Right off the bat, these two terms, sacred and profane, they seem to be contrasted somehow. There seems to be something separating them like other terms, spiritual and worldly, for example. Well, our English word profane comes from two Latin words, pro and fanus or fanum, meaning outside the temple. A fanum was a sacred space, a plot of land, usually where a temple would be constructed.
In classical Roman times, anything that was outside the temple, outside the sacred space where one would commune and worship the gods, this was considered profanus, anything outside of that, profane. Which is to say, it had to do with the more mundane and everyday aspects of life. The temple space was the first reference point for understanding the sacred, the realm of the sacred itself. And so, it was a reference point, also, for the world, the worldly and every day.
So the profanum might be technically outside the temple-- pro is the prefix meaning before, outside-- so the profanum might technically be outside, but they were always in close proximity. Scholars of religion and philologists, historians, sociologists, and theologians have all studied the idea of the sacred and the idea of the profane. They are concepts that live in the heart of almost every religious society.
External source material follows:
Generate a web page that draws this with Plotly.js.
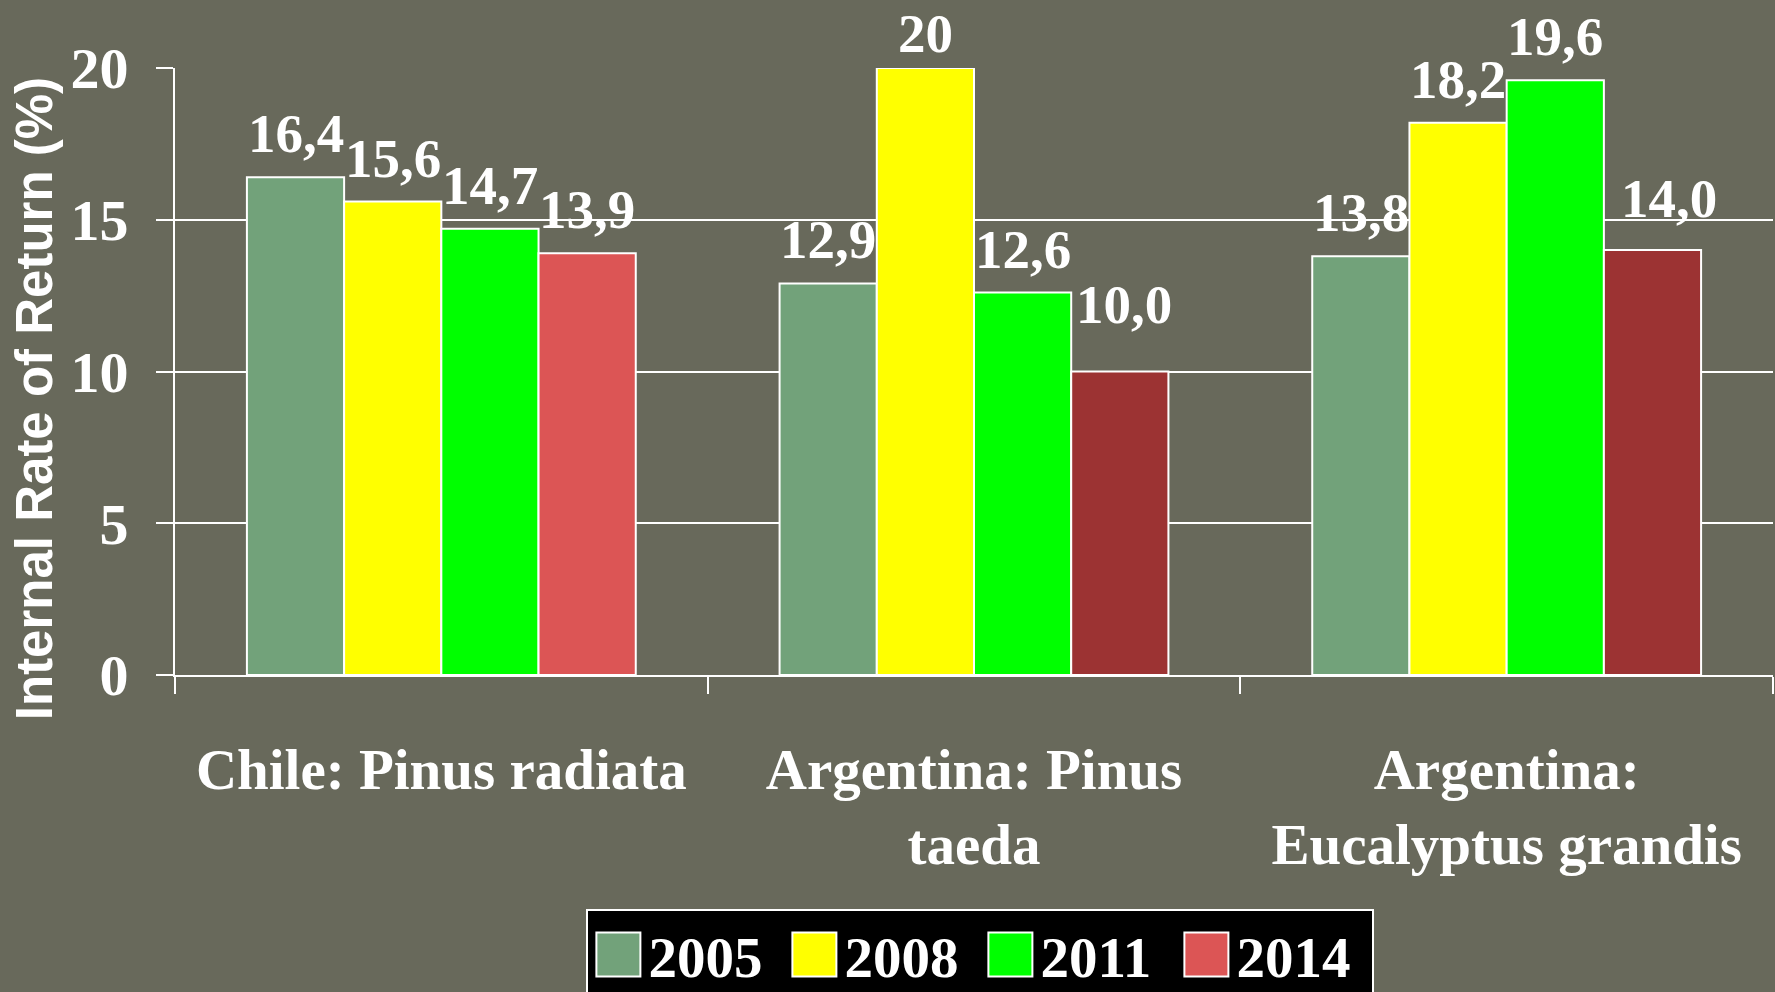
<!DOCTYPE html>
<html>
<head>
<meta charset="utf-8">
<script src="https://cdn.plot.ly/plotly-3.0.1.min.js"></script>
<style>
  html, body { margin: 0; padding: 0; background: #68695b; }
  #chart { width: 1775px; height: 992px; }
</style>
</head>
<body>
<div id="chart"></div>
<script>
// ---- data ----
const categories = ["Chile: Pinus radiata", "Argentina: Pinus<br>taeda", "Argentina:<br>Eucalyptus grandis"];
const years = ["2005", "2008", "2011", "2014"];
const irr2005 = [16.4, 12.9, 13.8];
const irr2008 = [15.6, 20.0, 18.2];
const irr2011 = [14.7, 12.6, 19.6];
const irr2014 = [13.9, 10.0, 14.0];
const labels2005 = ["16,4", "12,9", "13,8"];
const labels2008 = ["15,6", "20", "18,2"];
const labels2011 = ["14,7", "12,6", "19,6"];
const labels2014 = ["13,9", "10,0", "14,0"];
const yTickVals = [0, 5, 10, 15, 20];

// ---- styles ----
const serif = "Liberation Serif, Times New Roman, serif";
const seriesColors = ["#72a27a", "#ffff00", "#00ff00", "#dc5555"];
const colors2014PerBar = ["#dc5555", "#9c3333", "#9c3333"];
const BARGAP = 0.27;
const labelLift = 12;                                   // px gap between bar top and its label
const liftAdjust = [[0, 0, 0], [0, -9, 0], [0, 0, 0], [0, 24, 8]];
const shiftAdjust = [[0, 0, 0], [0, 0, 0], [0, 0, 0], [0, 4, 17]];

const seriesValues = [irr2005, irr2008, irr2011, irr2014];
const seriesLabels = [labels2005, labels2008, labels2011, labels2014];

const traces = seriesValues.map((vals, i) => ({
  type: "bar",
  name: years[i],
  x: categories,
  y: vals,
  marker: {
    color: i === 3 ? colors2014PerBar : seriesColors[i],
    line: { color: "#ffffff", width: 2 }
  },
  hoverinfo: "skip"
}));

// value labels, placed on the bars through the category/value axes
const nSeries = seriesValues.length;
const slot = (1 - BARGAP) / nSeries;
const annotations = [];
seriesValues.forEach((vals, i) => {
  vals.forEach((v, j) => {
    annotations.push({
      xref: "x", yref: "y",
      x: j + (i - (nSeries - 1) / 2) * slot,
      y: v,
      text: seriesLabels[i][j],
      showarrow: false,
      xanchor: "center",
      yanchor: "bottom",
      borderpad: 0,
      yshift: labelLift + liftAdjust[i][j],
      xshift: shiftAdjust[i][j],
      font: { family: serif, size: 55, color: "#ffffff", weight: "bold" }
    });
  });
});

// y-axis title (sits a little below the plot centre in the source)
annotations.push({
  xref: "paper", yref: "paper",
  x: -0.088, y: 0.455,
  xanchor: "center", yanchor: "middle",
  textangle: -90,
  showarrow: false,
  text: "Internal Rate of Return (%)",
  font: { family: "Liberation Sans, Arial, sans-serif", size: 51, color: "#ffffff", weight: "bold" }
});

const layout = {
  width: 1775,
  height: 992,
  paper_bgcolor: "#68695b",
  plot_bgcolor: "#68695b",
  margin: { l: 175, r: 2, t: 68, b: 317 },
  barmode: "group",
  bargap: BARGAP,
  bargroupgap: 0,
  font: { family: serif, color: "#ffffff", size: 56, weight: "bold" },
  xaxis: {
    type: "category",
    showgrid: false,
    showline: true,
    linecolor: "#ffffff",
    linewidth: 2,
    ticks: "outside",
    tickson: "boundaries",
    ticklen: 17,
    tickwidth: 2,
    tickcolor: "#ffffff",
    ticklabelstandoff: 44,
    tickfont: { family: serif, size: 57, color: "#ffffff", weight: "bold" }
  },
  yaxis: {
    range: [0, 20],
    tickvals: yTickVals,
    ticktext: yTickVals.map(String),
    showgrid: true,
    gridcolor: "#ffffff",
    gridwidth: 2,
    showline: true,
    linecolor: "#ffffff",
    linewidth: 2,
    ticks: "outside",
    ticklen: 17,
    tickwidth: 2,
    tickcolor: "#ffffff",
    ticklabelstandoff: 16,
    zeroline: false,
    tickfont: { family: serif, size: 58, color: "#ffffff", weight: "bold" }
  },
  annotations: annotations,
  showlegend: true,
  legend: {
    orientation: "h",
    x: 0.504,
    xanchor: "center",
    xref: "paper",
    yref: "container",
    y: 0.0837,
    yanchor: "top",
    bgcolor: "#000000",
    bordercolor: "#ffffff",
    borderwidth: 2,
    itemwidth: 50,
    entrywidth: 131,
    entrywidthmode: "pixels",
    font: { family: serif, size: 57, color: "#ffffff", weight: "bold" },
    traceorder: "normal"
  }
};

Plotly.newPlot("chart", traces, layout, { displayModeBar: false, staticPlot: true }).then(() => {
  // legend swatches: big white-edged squares, 2014 shown in the light red
  document.querySelectorAll(".legend .traces").forEach((g, idx) => {
    const p = g.querySelector(".legendpoints path");
    if (p) {
      p.style.fill = seriesColors[idx];
      p.setAttribute("d", "M-22,-22h44v44h-44z");
      p.style.stroke = "#ffffff";
      p.style.strokeWidth = "2px";
    }
  });
});
</script>
</body>
</html>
During much of the 20th century, Mircea Eliade, the Romanian philosopher and historian, religious historian, began to identify the broad universality of these concepts in primitive, archaic societies. He was able to identify a universal drive toward the sacred, and in fact, such a natural, essential, engagement with it that the profane world, the mundane aspects of everyday life like hunting, cooking, courtship, for example, all of these things were infused with the sacred and considered to be manifestations of the sacred itself.
So the usual polarity of the terms that we might understand today-- go to church and pray, sacred; work all week 9:00 to 6:00, profane-- well, this separation is really a characteristic of our modern times and our modern thinking. You can see the separation, also, in how we use the term profane today. We might use the word profanity for example to mean cursing or to refer to something vulgar or gross or impolite. These are associations that refer completely to everyday mundane things.
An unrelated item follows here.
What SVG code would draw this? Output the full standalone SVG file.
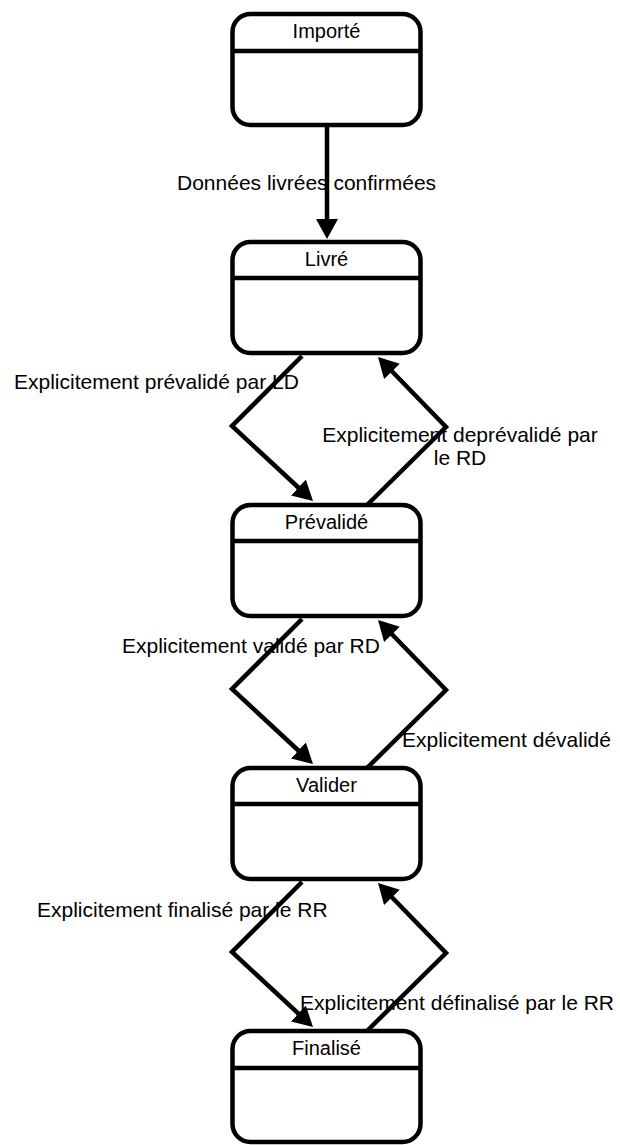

In former times, however, profanity retained its strong association with the sacred. How? Well, cursing, for example, was always understood with reference to its opposite, blessing. A curse, as you probably know, meant a request to God or gods for some kind of ill will or harm to be settled upon someone or something.
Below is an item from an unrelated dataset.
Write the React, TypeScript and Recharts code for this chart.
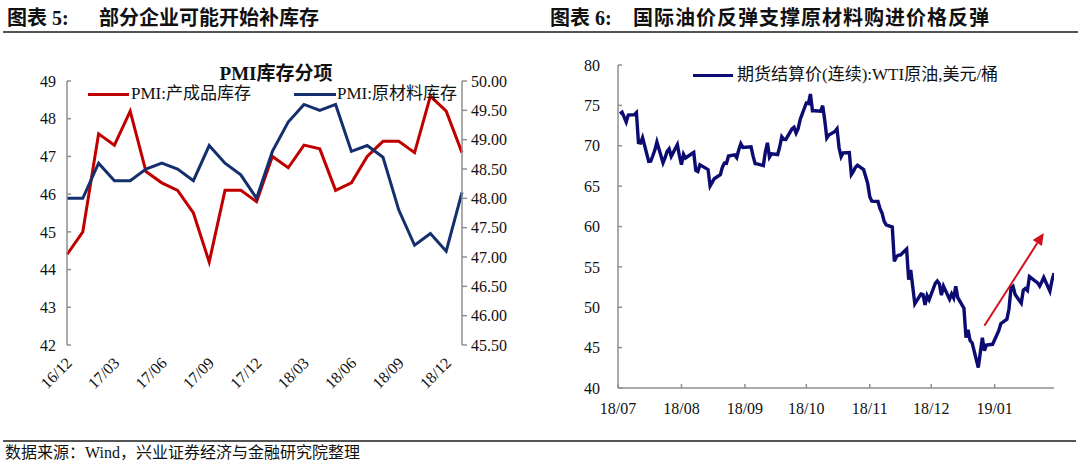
import React from "react";
import { LineChart, Line, XAxis, YAxis, ReferenceLine } from "recharts";

// ---------- Chart 5: PMI inventory sub-indices ----------
const pmiMonths = [
  "16/12", "17/01", "17/02", "17/03", "17/04", "17/05", "17/06", "17/07", "17/08",
  "17/09", "17/10", "17/11", "17/12", "18/01", "18/02", "18/03", "18/04", "18/05",
  "18/06", "18/07", "18/08", "18/09", "18/10", "18/11", "18/12", "19/01",
];
const finishedGoodsInv = [
  44.4, 45.0, 47.6, 47.3, 48.2, 46.6, 46.3, 46.1, 45.5, 44.2, 46.1, 46.1, 45.8,
  47.0, 46.7, 47.3, 47.2, 46.1, 46.3, 47.0, 47.4, 47.4, 47.1, 48.6, 48.2, 47.1,
];
const rawMaterialInv = [
  48.0, 48.0, 48.6, 48.3, 48.3, 48.5, 48.6, 48.5, 48.3, 48.9, 48.6, 48.4, 48.0,
  48.8, 49.3, 49.6, 49.5, 49.6, 48.8, 48.9, 48.7, 47.8, 47.2, 47.4, 47.1, 48.1,
];
const pmiLeftTicks = [42, 43, 44, 45, 46, 47, 48, 49];
const pmiRightTicks = [45.5, 46, 46.5, 47, 47.5, 48, 48.5, 49, 49.5, 50];

// ---------- Chart 6: WTI crude futures settlement ----------
const wtiDates = [
  "2018-07-02", "2018-07-03", "2018-07-05", "2018-07-06", "2018-07-09", "2018-07-10", "2018-07-11",
  "2018-07-12", "2018-07-13", "2018-07-16", "2018-07-17", "2018-07-18", "2018-07-19", "2018-07-20",
  "2018-07-23", "2018-07-24", "2018-07-25", "2018-07-26", "2018-07-27", "2018-07-30", "2018-07-31",
  "2018-08-01", "2018-08-02", "2018-08-03", "2018-08-06", "2018-08-07", "2018-08-08", "2018-08-09",
  "2018-08-10", "2018-08-13", "2018-08-14", "2018-08-15", "2018-08-16", "2018-08-17", "2018-08-20",
  "2018-08-21", "2018-08-22", "2018-08-23", "2018-08-24", "2018-08-27", "2018-08-28", "2018-08-29",
  "2018-08-30", "2018-08-31",
  "2018-09-04", "2018-09-05", "2018-09-06", "2018-09-07", "2018-09-10", "2018-09-11", "2018-09-12",
  "2018-09-13", "2018-09-14", "2018-09-17", "2018-09-18", "2018-09-19", "2018-09-20", "2018-09-21",
  "2018-09-24", "2018-09-25", "2018-09-26", "2018-09-27", "2018-09-28",
  "2018-10-01", "2018-10-02", "2018-10-03", "2018-10-04", "2018-10-05", "2018-10-08", "2018-10-09",
  "2018-10-10", "2018-10-11", "2018-10-12", "2018-10-15", "2018-10-16", "2018-10-17", "2018-10-18",
  "2018-10-19", "2018-10-22", "2018-10-23", "2018-10-24", "2018-10-25", "2018-10-26", "2018-10-29",
  "2018-10-30", "2018-10-31",
  "2018-11-01", "2018-11-02", "2018-11-05", "2018-11-06", "2018-11-07", "2018-11-08", "2018-11-09",
  "2018-11-12", "2018-11-13", "2018-11-14", "2018-11-15", "2018-11-16", "2018-11-19", "2018-11-20",
  "2018-11-21", "2018-11-23", "2018-11-26", "2018-11-27", "2018-11-28", "2018-11-29", "2018-11-30",
  "2018-12-03", "2018-12-04", "2018-12-05", "2018-12-06", "2018-12-07", "2018-12-10", "2018-12-11",
  "2018-12-12", "2018-12-13", "2018-12-14", "2018-12-17", "2018-12-18", "2018-12-19", "2018-12-20",
  "2018-12-21", "2018-12-24", "2018-12-26", "2018-12-27", "2018-12-28", "2018-12-31",
  "2019-01-02", "2019-01-03", "2019-01-04", "2019-01-07", "2019-01-08", "2019-01-09", "2019-01-10",
  "2019-01-11", "2019-01-14", "2019-01-15", "2019-01-16", "2019-01-17", "2019-01-18", "2019-01-22",
  "2019-01-23", "2019-01-24", "2019-01-25", "2019-01-28", "2019-01-29", "2019-01-30",
];
const wtiPrices = [
  73.94, 74.14, 72.94, 73.8, 73.85, 74.11, 70.38,
  70.33, 71.01, 68.06, 68.08, 68.76, 69.46, 70.46,
  67.89, 68.52, 69.3, 69.61, 68.69, 70.13, 68.76,
  67.66, 68.96, 68.49, 69.01, 69.17, 66.94, 66.81,
  67.63, 67.2, 67.04, 65.01, 65.46, 65.91, 66.43,
  67.35, 67.86, 67.83, 68.72, 68.87, 68.53, 69.51,
  70.25, 69.8,
  69.87, 68.72, 67.77, 67.75, 67.54, 69.25, 70.37,
  68.59, 68.99, 68.91, 69.85, 71.12, 70.8, 70.78,
  72.08, 72.28, 71.57, 72.12, 73.25,
  75.3, 75.23, 76.41, 74.33, 74.34, 74.29, 74.96,
  73.17, 70.97, 71.34, 71.78, 72.1, 69.75, 68.65,
  69.12, 69.17, 66.43, 66.82, 67.33, 67.59, 67.04,
  66.18, 65.31,
  63.69, 63.14, 63.1, 62.21, 61.67, 60.67, 60.19,
  59.93, 55.69, 56.25, 56.46, 56.46, 57.2, 53.43,
  54.63, 50.42, 51.63, 51.56, 50.29, 51.45, 50.93,
  52.95, 53.25, 52.89, 51.49, 52.61, 51.0, 51.65,
  51.15, 52.58, 51.2, 49.88, 46.24, 47.2, 45.88,
  45.59, 42.53, 46.22, 44.61, 45.33, 45.41,
  46.54, 47.09, 47.96, 48.52, 49.78, 52.36, 52.59,
  51.59, 50.51, 52.11, 52.31, 52.07, 53.8, 53.01,
  52.62, 53.13, 53.69, 51.99, 53.31, 54.23,
];
const wtiAxisStart = "2018-07-01";
const wtiMonthTicks = ["2018-07-01", "2018-08-01", "2018-09-01", "2018-10-01", "2018-11-01", "2018-12-01", "2019-01-01"];
const wtiPriceTicks = [40, 45, 50, 55, 60, 65, 70, 75, 80];
const trendArrowDates = ["2018-12-27", "2019-01-25"];
const trendArrowPrices = [47.7, 59.2];

// ---------- helpers ----------
const toTs = (d: string) => Date.parse(d + "T00:00:00Z");
const fmtMonth = (ts: number) => {
  const d = new Date(ts);
  const yy = String(d.getUTCFullYear() % 100).padStart(2, "0");
  const mm = String(d.getUTCMonth() + 1).padStart(2, "0");
  return `${yy}/${mm}`;
};

const pmiData = pmiMonths.map((m, i) => ({ m, fin: finishedGoodsInv[i], raw: rawMaterialInv[i] }));
const wtiData = wtiDates.map((d, i) => ({ t: toTs(d), v: wtiPrices[i] }));

const SERIF = '"Liberation Serif", "Times New Roman", "Noto Sans CJK SC", serif';
const AXIS = "#8f8f8f";
const RED = "#C00000";
const BLUE = "#142F6E";
const NAVY = "#0B0B72";

const RotTick = (props: any) => {
  const { x, y, payload } = props;
  const ax = x + 6;
  const ay = y + 19;
  return (
    <text
      x={ax}
      y={ay}
      transform={`rotate(-45 ${ax} ${ay})`}
      textAnchor="end"
      fontFamily={SERIF}
      fontSize={16}
      fill="#111"
    >
      {payload.value}
    </text>
  );
};

const ArrowShape = (props: any) => {
  const { x1, y1, x2, y2 } = props;
  if ([x1, y1, x2, y2].some((v) => typeof v !== "number" || isNaN(v))) return <g />;
  const ang = Math.atan2(y2 - y1, x2 - x1);
  const len = 12;
  const half = 5.5;
  const bx = x2 - len * Math.cos(ang);
  const by = y2 - len * Math.sin(ang);
  const px = -Math.sin(ang);
  const py = Math.cos(ang);
  const pts = `${x2},${y2} ${bx + half * px},${by + half * py} ${bx - half * px},${by - half * py}`;
  return (
    <g>
      <line x1={x1} y1={y1} x2={bx} y2={by} stroke="#D0101C" strokeWidth={2} />
      <polygon points={pts} fill="#D0101C" />
    </g>
  );
};

const headerText: React.CSSProperties = {
  position: "absolute",
  fontFamily: SERIF,
  fontWeight: 700,
  fontSize: 20,
  color: "#111",
  lineHeight: "22px",
  whiteSpace: "nowrap",
};

const PmiChart = () => (
  <div style={{ position: "absolute", left: 0, top: 0, width: 540, height: 440 }}>
    <LineChart width={540} height={440} data={pmiData} margin={{ top: 81, right: 0, bottom: 15, left: 0 }}>
      <XAxis
        xAxisId="top"
        dataKey="m"
        orientation="top"
        height={0}
        interval={2}
        axisLine={{ stroke: AXIS, strokeWidth: 1.5 }}
        tickLine={{ stroke: AXIS, strokeWidth: 1.5 }}
        tickSize={-4}
        tick={() => null}
      />
      <XAxis
        xAxisId="bottom"
        dataKey="m"
        orientation="bottom"
        height={80}
        interval={2}
        axisLine={false}
        tickLine={false}
        tickSize={0}
        tickMargin={0}
        tick={<RotTick />}
      />
      <YAxis
        yAxisId="left"
        orientation="left"
        width={67}
        domain={[42, 49]}
        ticks={pmiLeftTicks}
        allowDataOverflow
        axisLine={{ stroke: AXIS, strokeWidth: 1.5 }}
        tickLine={{ stroke: AXIS, strokeWidth: 1.5 }}
        tickSize={-4}
        tickMargin={15}
        tick={{ fontFamily: SERIF, fontSize: 16, fill: "#111" }}
      />
      <YAxis
        yAxisId="right"
        orientation="right"
        width={78}
        domain={[45.5, 50]}
        ticks={pmiRightTicks}
        allowDataOverflow
        tickFormatter={(v: number) => v.toFixed(2)}
        axisLine={{ stroke: AXIS, strokeWidth: 1.5 }}
        tickLine={{ stroke: AXIS, strokeWidth: 1.5 }}
        tickSize={5}
        tickMargin={4}
        tick={{ fontFamily: SERIF, fontSize: 16, fill: "#111" }}
      />
      <Line
        xAxisId="bottom"
        yAxisId="left"
        dataKey="fin"
        stroke={RED}
        strokeWidth={3}
        dot={false}
        isAnimationActive={false}
      />
      <Line
        xAxisId="bottom"
        yAxisId="right"
        dataKey="raw"
        stroke={BLUE}
        strokeWidth={3}
        dot={false}
        isAnimationActive={false}
      />
    </LineChart>
    <div
      style={{
        position: "absolute",
        left: 176,
        width: 200,
        top: 63,
        textAlign: "center",
        fontFamily: SERIF,
        fontWeight: 700,
        fontSize: 19,
        lineHeight: "22px",
        color: "#111",
        whiteSpace: "nowrap",
      }}
    >
      PMI库存分项
    </div>
    <div style={{ position: "absolute", left: 88, top: 93, width: 41, height: 3, background: RED }} />
    <div
      style={{ position: "absolute", left: 131, top: 84, fontFamily: SERIF, fontSize: 17, lineHeight: "20px", color: "#111", whiteSpace: "nowrap" }}
    >
      PMI:产成品库存
    </div>
    <div style={{ position: "absolute", left: 294, top: 93, width: 42, height: 3, background: BLUE }} />
    <div
      style={{ position: "absolute", left: 337, top: 84, fontFamily: SERIF, fontSize: 17, lineHeight: "20px", color: "#111", whiteSpace: "nowrap" }}
    >
      PMI:原材料库存
    </div>
  </div>
);

const WtiChart = () => {
  const domain = [toTs(wtiAxisStart), toTs(wtiDates[wtiDates.length - 1])];
  return (
    <div style={{ position: "absolute", left: 540, top: 0, width: 540, height: 440 }}>
      <LineChart width={540} height={440} data={wtiData} margin={{ top: 65, right: 26, bottom: 22, left: 0 }}>
        <XAxis
          dataKey="t"
          type="number"
          scale="linear"
          domain={domain}
          allowDataOverflow
          ticks={wtiMonthTicks.map(toTs)}
          tickFormatter={fmtMonth}
          height={30}
          axisLine={{ stroke: AXIS, strokeWidth: 1.5 }}
          tickLine={{ stroke: AXIS, strokeWidth: 1.5 }}
          tickSize={-4}
          tickMargin={19}
          tick={{ fontFamily: SERIF, fontSize: 16, fill: "#111" }}
        />
        <YAxis
          width={78}
          domain={[40, 80]}
          ticks={wtiPriceTicks}
          allowDataOverflow
          axisLine={{ stroke: AXIS, strokeWidth: 1.5 }}
          tickLine={{ stroke: AXIS, strokeWidth: 1.5 }}
          tickSize={-4}
          tickMargin={22}
          tick={{ fontFamily: SERIF, fontSize: 16, fill: "#111" }}
        />
        <Line
          dataKey="v"
          stroke={NAVY}
          strokeWidth={3.4}
          dot={false}
          isAnimationActive={false}
        />
        <ReferenceLine
          segment={[
            { x: toTs(trendArrowDates[0]), y: trendArrowPrices[0] },
            { x: toTs(trendArrowDates[1]), y: trendArrowPrices[1] },
          ]}
          ifOverflow="visible"
          stroke="#D0101C"
          shape={ArrowShape}
        />
      </LineChart>
      <div style={{ position: "absolute", left: 153, top: 74, width: 40, height: 3, background: NAVY }} />
      <div
        style={{ position: "absolute", left: 197, top: 65, fontFamily: SERIF, fontSize: 17, lineHeight: "20px", color: "#111", whiteSpace: "nowrap" }}
      >
        期货结算价(连续):WTI原油,美元/桶
      </div>
    </div>
  );
};

export default function App() {
  return (
    <div
      style={{
        position: "absolute",
        left: 0,
        top: 0,
        width: 1080,
        height: 464,
        background: "#fff",
        overflow: "hidden",
      }}
    >
      <div style={{ ...headerText, left: 7, top: 7 }}>图表 5:</div>
      <div style={{ ...headerText, left: 99, top: 7 }}>部分企业可能开始补库存</div>
      <div style={{ ...headerText, left: 550, top: 7 }}>图表 6:</div>
      <div style={{ ...headerText, left: 633, top: 7, letterSpacing: 1 }}>国际油价反弹支撑原材料购进价格反弹</div>
      <div style={{ position: "absolute", left: 3, top: 31, width: 1075, height: 1.5, background: "#555" }} />

      <PmiChart />
      <WtiChart />

      <div style={{ position: "absolute", left: 3, top: 440, width: 1073, height: 1.5, background: "#555" }} />
      <div
        style={{
          position: "absolute",
          left: 5,
          top: 444,
          fontFamily: SERIF,
          fontSize: 16,
          lineHeight: "18px",
          color: "#111",
          whiteSpace: "nowrap",
        }}
      >
        数据来源：Wind，兴业证券经济与金融研究院整理
      </div>
    </div>
  );
}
So now, let's review. We talked about the sacred and the profane, and we identified that the two terms may have been much more closely related in former times. We used the example of classical Rome and how the temple was often the reference point for the world, and the sacred space of the temple was actually the reference point for the mundane and worldly. Anything that was outside the temple was profane, was profane and so fanum, profanum, and fanum was actually the word that was often used for sacred space where a temple might be built.
We talked about Mircea Eliade, the Romanian philosopher and historian of religions who identified sacred and profane as being central elements in almost every religious society, and that indeed the sacred and the profane were very connected, and the profane, mundane, everyday world of activities was infused with a certain kind of sacred force and spirit.